● **Your goal**
Using the data below, return word for word every line from the one holding "Write the matplotlib code for this chart." down to the one holding "0.44, 0.38, 0.35]". Leave pictures out.

────────────────────

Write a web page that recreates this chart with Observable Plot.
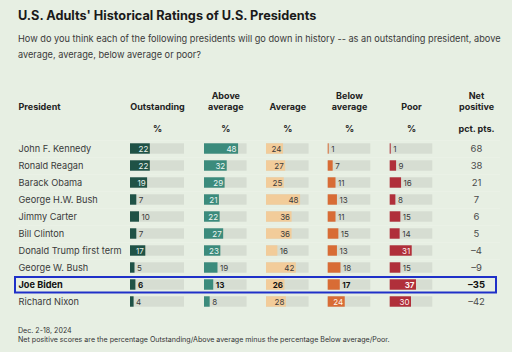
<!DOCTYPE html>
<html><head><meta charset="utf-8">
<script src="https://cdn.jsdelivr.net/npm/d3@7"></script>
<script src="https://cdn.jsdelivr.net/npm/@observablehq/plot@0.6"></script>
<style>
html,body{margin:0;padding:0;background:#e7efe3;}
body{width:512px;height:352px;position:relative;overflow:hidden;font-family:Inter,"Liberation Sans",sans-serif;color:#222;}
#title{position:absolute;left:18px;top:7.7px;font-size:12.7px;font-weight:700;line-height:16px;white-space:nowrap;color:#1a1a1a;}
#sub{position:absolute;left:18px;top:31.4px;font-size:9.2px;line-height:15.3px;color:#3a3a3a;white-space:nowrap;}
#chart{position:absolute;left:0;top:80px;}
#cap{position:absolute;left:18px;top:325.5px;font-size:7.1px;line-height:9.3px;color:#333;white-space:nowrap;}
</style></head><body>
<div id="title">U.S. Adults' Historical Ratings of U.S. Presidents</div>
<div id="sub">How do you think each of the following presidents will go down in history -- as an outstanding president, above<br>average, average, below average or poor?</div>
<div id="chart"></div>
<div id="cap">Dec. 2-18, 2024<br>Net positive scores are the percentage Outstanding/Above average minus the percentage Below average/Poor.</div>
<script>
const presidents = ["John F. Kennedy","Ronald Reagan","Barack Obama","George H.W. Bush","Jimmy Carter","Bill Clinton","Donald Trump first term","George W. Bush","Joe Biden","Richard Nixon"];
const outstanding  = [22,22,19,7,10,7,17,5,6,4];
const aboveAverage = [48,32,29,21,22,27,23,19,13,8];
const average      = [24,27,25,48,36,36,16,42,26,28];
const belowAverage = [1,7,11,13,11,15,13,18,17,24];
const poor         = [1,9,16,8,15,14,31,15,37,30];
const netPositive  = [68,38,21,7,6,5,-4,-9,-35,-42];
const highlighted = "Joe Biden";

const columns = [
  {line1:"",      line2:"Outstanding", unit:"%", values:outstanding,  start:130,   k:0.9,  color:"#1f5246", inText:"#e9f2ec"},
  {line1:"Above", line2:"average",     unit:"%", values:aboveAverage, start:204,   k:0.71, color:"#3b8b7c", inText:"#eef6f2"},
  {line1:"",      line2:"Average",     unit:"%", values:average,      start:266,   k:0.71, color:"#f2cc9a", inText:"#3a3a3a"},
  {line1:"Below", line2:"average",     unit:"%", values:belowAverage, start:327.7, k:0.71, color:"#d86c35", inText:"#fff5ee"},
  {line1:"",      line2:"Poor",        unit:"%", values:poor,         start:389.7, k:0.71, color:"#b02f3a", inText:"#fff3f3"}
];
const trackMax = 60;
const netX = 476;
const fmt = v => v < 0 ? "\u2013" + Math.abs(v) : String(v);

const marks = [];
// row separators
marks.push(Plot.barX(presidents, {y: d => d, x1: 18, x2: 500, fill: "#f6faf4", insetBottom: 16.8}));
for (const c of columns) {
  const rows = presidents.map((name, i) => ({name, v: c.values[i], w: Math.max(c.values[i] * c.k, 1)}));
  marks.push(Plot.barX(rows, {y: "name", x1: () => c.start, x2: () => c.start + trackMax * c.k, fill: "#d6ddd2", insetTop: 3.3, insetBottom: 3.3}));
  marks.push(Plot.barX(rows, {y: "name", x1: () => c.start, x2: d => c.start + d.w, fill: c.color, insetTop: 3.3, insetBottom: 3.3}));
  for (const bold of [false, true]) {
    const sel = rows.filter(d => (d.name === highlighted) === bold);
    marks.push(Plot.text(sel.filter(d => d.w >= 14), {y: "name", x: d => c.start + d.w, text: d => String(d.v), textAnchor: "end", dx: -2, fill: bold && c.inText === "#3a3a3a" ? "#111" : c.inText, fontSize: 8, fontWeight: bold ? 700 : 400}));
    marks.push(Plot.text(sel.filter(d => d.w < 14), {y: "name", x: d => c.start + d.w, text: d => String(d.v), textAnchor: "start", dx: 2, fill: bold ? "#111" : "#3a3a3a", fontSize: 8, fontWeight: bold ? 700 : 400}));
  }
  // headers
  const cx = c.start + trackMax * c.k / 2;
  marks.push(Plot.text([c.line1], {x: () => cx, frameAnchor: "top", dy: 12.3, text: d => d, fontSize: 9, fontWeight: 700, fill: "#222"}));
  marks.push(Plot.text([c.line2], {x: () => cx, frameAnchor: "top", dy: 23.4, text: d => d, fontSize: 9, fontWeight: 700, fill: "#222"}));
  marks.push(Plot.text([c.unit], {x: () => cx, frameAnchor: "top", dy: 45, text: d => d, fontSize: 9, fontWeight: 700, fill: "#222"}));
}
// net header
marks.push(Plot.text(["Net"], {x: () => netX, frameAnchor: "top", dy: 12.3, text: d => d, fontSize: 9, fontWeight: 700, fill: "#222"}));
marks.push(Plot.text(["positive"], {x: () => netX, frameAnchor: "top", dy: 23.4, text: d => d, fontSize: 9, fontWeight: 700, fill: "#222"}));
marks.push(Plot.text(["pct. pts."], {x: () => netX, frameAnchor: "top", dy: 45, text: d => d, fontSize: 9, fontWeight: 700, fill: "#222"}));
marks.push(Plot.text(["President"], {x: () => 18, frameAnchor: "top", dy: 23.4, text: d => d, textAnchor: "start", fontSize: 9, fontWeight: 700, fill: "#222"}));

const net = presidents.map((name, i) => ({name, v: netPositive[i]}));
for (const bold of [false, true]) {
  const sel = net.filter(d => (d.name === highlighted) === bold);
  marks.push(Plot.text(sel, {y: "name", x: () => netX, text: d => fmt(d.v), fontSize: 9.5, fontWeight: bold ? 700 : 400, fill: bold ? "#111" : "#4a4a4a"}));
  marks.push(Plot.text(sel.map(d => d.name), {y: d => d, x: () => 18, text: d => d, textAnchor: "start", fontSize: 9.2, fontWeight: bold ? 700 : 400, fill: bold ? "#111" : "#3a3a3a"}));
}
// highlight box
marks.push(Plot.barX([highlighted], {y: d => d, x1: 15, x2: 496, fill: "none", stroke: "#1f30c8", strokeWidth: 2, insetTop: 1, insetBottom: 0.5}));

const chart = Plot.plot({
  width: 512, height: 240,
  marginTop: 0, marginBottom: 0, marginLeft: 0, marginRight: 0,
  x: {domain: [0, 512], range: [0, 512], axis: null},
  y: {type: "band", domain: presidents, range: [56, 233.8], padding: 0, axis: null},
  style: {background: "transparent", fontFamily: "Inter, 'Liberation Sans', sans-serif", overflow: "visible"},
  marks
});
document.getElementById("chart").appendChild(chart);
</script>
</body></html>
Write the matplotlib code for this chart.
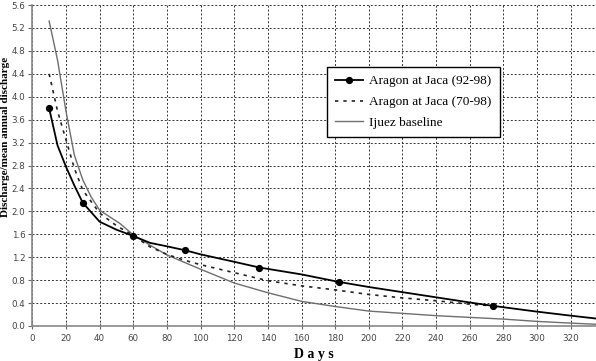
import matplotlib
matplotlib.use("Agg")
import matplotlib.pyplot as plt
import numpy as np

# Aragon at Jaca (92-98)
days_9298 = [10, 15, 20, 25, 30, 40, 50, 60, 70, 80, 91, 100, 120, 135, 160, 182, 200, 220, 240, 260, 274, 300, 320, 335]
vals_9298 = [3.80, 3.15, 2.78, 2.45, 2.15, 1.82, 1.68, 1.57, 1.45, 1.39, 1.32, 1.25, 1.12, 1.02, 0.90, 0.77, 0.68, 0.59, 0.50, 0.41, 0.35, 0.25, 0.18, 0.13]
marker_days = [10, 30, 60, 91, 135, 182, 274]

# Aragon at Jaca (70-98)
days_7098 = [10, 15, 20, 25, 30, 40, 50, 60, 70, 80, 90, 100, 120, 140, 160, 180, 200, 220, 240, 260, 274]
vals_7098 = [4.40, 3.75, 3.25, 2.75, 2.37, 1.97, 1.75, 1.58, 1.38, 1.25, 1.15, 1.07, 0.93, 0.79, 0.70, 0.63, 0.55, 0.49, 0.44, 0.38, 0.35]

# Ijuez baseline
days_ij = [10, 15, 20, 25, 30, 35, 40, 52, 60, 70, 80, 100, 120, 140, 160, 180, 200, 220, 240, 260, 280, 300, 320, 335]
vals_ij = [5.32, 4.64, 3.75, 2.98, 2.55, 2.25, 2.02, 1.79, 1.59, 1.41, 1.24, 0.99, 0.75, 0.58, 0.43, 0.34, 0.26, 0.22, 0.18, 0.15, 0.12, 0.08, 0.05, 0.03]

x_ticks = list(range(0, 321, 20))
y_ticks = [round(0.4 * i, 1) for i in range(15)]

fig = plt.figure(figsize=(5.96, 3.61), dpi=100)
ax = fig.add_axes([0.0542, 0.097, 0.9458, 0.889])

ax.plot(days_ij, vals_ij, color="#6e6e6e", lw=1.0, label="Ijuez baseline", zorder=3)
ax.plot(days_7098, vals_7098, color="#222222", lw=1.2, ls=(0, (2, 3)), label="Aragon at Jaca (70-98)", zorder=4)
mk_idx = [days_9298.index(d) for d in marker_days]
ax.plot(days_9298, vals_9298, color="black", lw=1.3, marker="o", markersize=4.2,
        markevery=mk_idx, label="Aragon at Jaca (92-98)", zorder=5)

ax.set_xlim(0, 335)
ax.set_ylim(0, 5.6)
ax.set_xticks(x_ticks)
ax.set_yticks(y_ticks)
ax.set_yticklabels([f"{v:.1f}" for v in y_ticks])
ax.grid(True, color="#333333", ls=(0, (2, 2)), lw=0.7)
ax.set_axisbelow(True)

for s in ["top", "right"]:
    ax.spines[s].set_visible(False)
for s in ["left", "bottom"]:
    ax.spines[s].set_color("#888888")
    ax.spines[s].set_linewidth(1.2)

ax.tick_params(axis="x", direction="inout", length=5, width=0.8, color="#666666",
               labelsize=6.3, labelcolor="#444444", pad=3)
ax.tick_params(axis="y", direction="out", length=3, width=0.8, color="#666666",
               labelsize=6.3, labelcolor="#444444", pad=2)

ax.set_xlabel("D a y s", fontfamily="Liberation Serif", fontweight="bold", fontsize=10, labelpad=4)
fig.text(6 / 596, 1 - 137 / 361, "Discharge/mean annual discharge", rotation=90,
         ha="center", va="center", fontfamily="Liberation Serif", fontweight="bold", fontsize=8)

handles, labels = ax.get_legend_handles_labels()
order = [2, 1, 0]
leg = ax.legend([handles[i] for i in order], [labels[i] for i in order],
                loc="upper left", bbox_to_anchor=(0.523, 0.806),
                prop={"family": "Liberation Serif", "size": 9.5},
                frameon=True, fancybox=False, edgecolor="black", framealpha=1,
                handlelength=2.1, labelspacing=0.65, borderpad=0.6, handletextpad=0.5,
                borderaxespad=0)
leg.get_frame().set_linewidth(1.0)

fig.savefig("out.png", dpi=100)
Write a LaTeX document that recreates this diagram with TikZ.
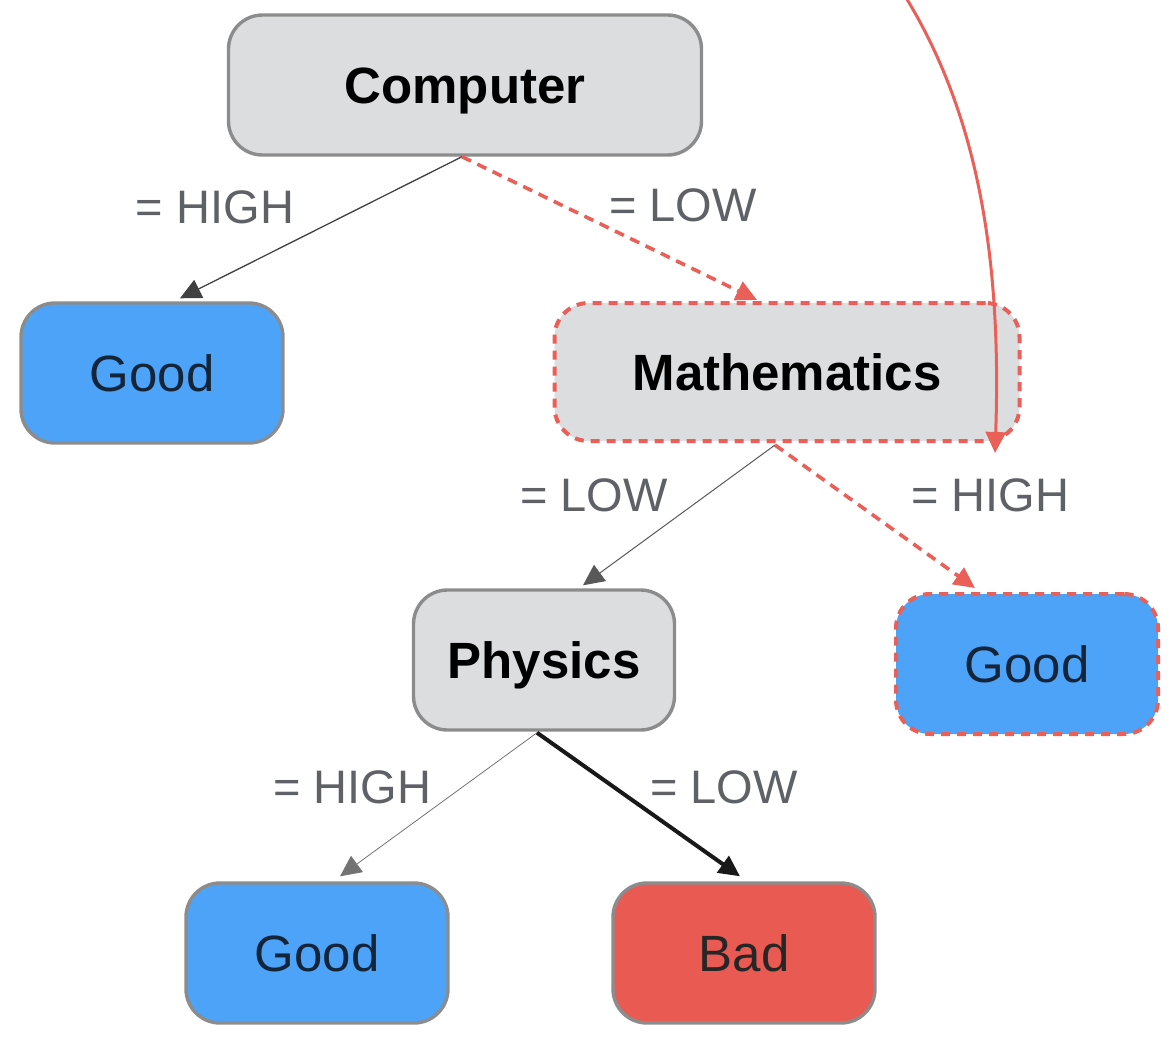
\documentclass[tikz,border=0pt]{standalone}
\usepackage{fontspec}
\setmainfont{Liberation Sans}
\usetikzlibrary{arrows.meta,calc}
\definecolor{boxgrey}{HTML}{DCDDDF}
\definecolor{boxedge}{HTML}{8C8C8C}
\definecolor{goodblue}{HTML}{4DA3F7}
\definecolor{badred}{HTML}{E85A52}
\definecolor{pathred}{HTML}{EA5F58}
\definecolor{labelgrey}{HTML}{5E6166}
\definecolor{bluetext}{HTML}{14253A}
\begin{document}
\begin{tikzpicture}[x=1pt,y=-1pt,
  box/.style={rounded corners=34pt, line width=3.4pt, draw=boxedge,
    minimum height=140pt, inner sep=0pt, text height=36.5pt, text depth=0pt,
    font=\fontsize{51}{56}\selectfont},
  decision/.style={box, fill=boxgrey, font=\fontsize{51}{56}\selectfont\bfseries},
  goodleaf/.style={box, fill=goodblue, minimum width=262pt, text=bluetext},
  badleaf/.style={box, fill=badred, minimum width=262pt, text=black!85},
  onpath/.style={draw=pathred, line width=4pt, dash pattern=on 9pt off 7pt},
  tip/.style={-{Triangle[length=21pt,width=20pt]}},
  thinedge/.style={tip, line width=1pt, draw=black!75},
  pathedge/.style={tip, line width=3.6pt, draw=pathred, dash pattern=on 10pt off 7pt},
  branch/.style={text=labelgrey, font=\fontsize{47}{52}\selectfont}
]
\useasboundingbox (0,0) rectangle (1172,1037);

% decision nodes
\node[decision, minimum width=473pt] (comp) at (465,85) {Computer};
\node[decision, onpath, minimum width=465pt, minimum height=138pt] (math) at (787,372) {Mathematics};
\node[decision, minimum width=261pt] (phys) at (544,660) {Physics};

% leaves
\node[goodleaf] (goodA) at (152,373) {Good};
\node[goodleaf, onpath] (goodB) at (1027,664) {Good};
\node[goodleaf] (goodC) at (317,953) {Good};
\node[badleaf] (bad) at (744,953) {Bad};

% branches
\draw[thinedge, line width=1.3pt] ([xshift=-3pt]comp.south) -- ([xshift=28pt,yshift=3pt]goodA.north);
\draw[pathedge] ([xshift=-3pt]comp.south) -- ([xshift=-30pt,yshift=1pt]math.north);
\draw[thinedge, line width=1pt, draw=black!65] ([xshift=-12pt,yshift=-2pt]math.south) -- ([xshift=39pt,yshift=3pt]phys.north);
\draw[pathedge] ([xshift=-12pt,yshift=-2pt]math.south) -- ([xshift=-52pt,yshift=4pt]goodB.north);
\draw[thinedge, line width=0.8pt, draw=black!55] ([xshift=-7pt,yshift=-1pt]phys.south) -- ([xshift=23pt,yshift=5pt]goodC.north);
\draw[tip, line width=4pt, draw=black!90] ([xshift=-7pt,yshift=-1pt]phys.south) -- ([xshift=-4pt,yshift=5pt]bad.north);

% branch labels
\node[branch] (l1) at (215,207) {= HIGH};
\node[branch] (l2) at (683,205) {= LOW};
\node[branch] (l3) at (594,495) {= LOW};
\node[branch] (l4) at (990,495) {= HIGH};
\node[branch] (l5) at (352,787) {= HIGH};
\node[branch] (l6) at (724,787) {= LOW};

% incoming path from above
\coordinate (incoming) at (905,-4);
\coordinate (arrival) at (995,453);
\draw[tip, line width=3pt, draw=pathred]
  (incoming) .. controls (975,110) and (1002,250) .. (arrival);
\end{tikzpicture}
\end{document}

────────────────────

● **The answer**
Write the matplotlib code for this chart.
import matplotlib
matplotlib.use("Agg")
import matplotlib.pyplot as plt
import numpy as np

# Aragon at Jaca (92-98)
days_9298 = [10, 15, 20, 25, 30, 40, 50, 60, 70, 80, 91, 100, 120, 135, 160, 182, 200, 220, 240, 260, 274, 300, 320, 335]
vals_9298 = [3.80, 3.15, 2.78, 2.45, 2.15, 1.82, 1.68, 1.57, 1.45, 1.39, 1.32, 1.25, 1.12, 1.02, 0.90, 0.77, 0.68, 0.59, 0.50, 0.41, 0.35, 0.25, 0.18, 0.13]
marker_days = [10, 30, 60, 91, 135, 182, 274]

# Aragon at Jaca (70-98)
days_7098 = [10, 15, 20, 25, 30, 40, 50, 60, 70, 80, 90, 100, 120, 140, 160, 180, 200, 220, 240, 260, 274]
vals_7098 = [4.40, 3.75, 3.25, 2.75, 2.37, 1.97, 1.75, 1.58, 1.38, 1.25, 1.15, 1.07, 0.93, 0.79, 0.70, 0.63, 0.55, 0.49, 0.44, 0.38, 0.35]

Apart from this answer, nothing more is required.